If our sense of duty forbids this, then let us stand by our duty, fearlessly and effectively. Let us be diverted by none of those sophistical contrivances wherewith we are so industriously plied and belabored - contrivances such as groping for some middle ground between the right and the wrong, vain as the search for a man who should be neither a living man nor a dead man - such as a policy of "don't care" on a question about which all true men do care - such as Union appeals beseeching true Union men to yield to Disunionists, reversing the divine rule, and calling, not the sinners, but the righteous to repentance - such as invocations to Washington, imploring men to unsay what Washington said, and undo what Washington did.

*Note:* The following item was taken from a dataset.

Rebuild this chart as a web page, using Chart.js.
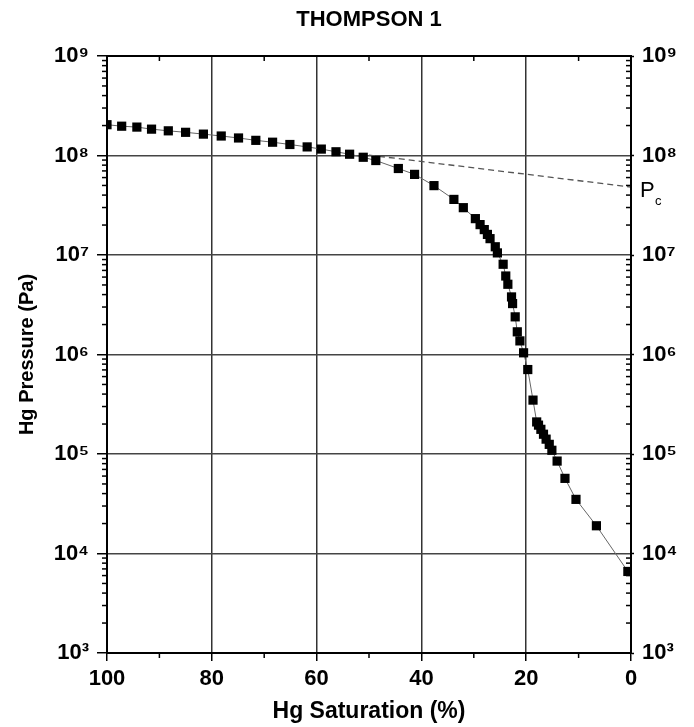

Neither let us be slander...
As the war progressed of course Lincoln recognized more and more perhaps the divine hand in all this violence , death, and destruction. In fact those words are at the Lincoln Memorial which are from his second Inaugural Address .
The Almighty has His own purposes. "Woe unto the world because of offenses; for it must needs be that offenses come, but woe to that man by whom the offense cometh." If we shall suppose that American slavery is one of those offenses which, in the providence of God, must needs come, but which, having continued through His appointed time, He now wills to remove, and that He gives to both North and South this terrible war as the woe due to those by whom the offense came, shall we discern therein any departure from those divine attributes which the believers in a living God always ascribe to Him? Fondly do we hope, fervently do we pray, that this mighty scourge of war may speedily pass away. Yet, if God wills that it continue until all the wealth piled by the bondsman's two hundred and fifty years of unrequited toil shall be sunk, and until every drop of blood drawn with the lash shall be paid by another drawn with the sword, as was said three thousand years ago, so still it must be said "the judgments of the Lord are true and righteous altogether."
This hardly seems like a man whose mind was focused on Party power, nor Northern power and profits.